Comment cela se passe dans un abattoir ? Quels contrôles sont opérés sur les animaux et leurs carcasses après abattage. Pour le savoir, nous nous sommes rendus à l’Abattoir Frigorifique de Sabalibougou et il se trouve quelque part sur la rive droite de Bamako. De prime abord, les lieux sont d’une propreté irréprochable. Il faut juste veiller à ne pas glisser sur le carrelage mouillé d’eau et de sang mêlés. Les bêtes abattues sont déjà accrochées et les équarrisseurs sont à l’œuvre. Les carcasses sont estampillées de haut en bas pour que le cachet soit visible sur chaque partie.
Un responsable vétérinaire qui officie ici, nous explique que quand des bêtes arrivent ici pour être abattues, la première des choses est de vérifier le certificat d’abattage ainsi que le certificat de salubrité pour les produits animaux ou d’origine animale. «C’est le praticien privé qui fournit un certificat d’orientation à l’abattage », dit-il. Tout dépend donc de la conscience de ces praticiens et de leur sens du devoir, mais il est de notoriété publique que beaucoup ferment les yeux au moment de signer un certificat pour une bête ou un cheptel malades que l’éleveur ne veut pas perdre. Une fois la bête immolée, le contrôle est visuel et seulement visuel. Le vétérinaire inspecte la carcasse visuellement.

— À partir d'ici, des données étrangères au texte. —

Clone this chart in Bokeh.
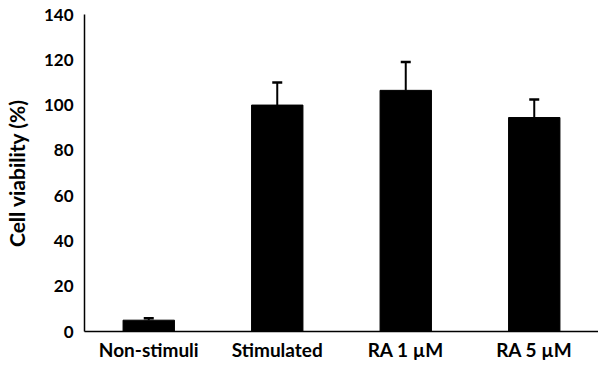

«En cas de traitement parasitaire ou antibiotique, par exemple, le lieu d’injection est jaunâtre. Le point d’injection vire au jaune verdâtre. Dans ce cas-là, je contacte le vétérinaire pour connaître les délais d’attente. C’est peut-être juste des vitamines. En fait, tout tient à la conscience du vétérinaire», affirme notre interlocuteur.
Toutefois, il faut savoir que contrairement au poulet de chair qui a une traçabilité, les viandes rouges n’en possèdent aucune traçabilité. Quand vous achetez votre kilo de bœuf chez votre boucher, vous n’avez aucun moyen de connaître la moindre information sur la viande que vous venez d’acheter : race, âge, éleveur, lieu d’élevage, traitements pris, etc. Vous n’avez d’autre choix que de faire aveuglément confiance à votre boucher…
«En cas de traitement antiparasitaire, les délais d’attente sont de deux, mais il faut savoir que dans ces cas les délais ne sont jamais respectés», dit notre responsable vétérinaire. Encore une faille dans le dispositif. Quel est l’éleveur qui va accepter de garder ses bêtes deux mois de plus que les délais d’abattage avec tout ce que cela implique comme frais supplémentaires et manques à gagner ?
«Le problème c’est l’informel. Tant qu’il n’y a pas de traçabilité des produits, l’informel a de beaux jours devant lui», estime le chef vétérinaire. «Les gens qui activent dans l’informel et font dans les produits douteux connaissent les abattoirs les plus permissifs qui savent fermer les yeux… », dit-il encore. Et le problème est que ces abattoirs permissifs et clandestins existent et sont connus à Bamako et ses environs.
Le niveau de corruption dans le pays est tel, que tous les secteurs, y compris ceux où la sécurité alimentaire est un enjeu majeur, comme la filière des viandes rouges et blanches, sont gangrénés. Les éleveurs, sans scrupules, utilisent toutes les astuces légales ou illégales qui favorisent la prise de poids de leurs bêtes, volailles, moutons ou veaux.
Dans les aliments du bétail, on rajoute tout et n’importe quoi : de la vitamine C, du lait de croissance bébé, surtout s’il est périmé et acheté à prix cassé, de l’aspirine écrasée ou moulue, de la levure chimique, de la levure de bière spéciale musculation, de l’huile de soja, de l’huile de tournesol, de l’huile d’olive, du sang séché récolté dans les abattoirs mais aussi des antibiotiques, des corticoïdes et des anabolisants sans pour autant respecter les délais d’attente avant l’abattage. De quoi vous pousser à devenir définitivement végétarien.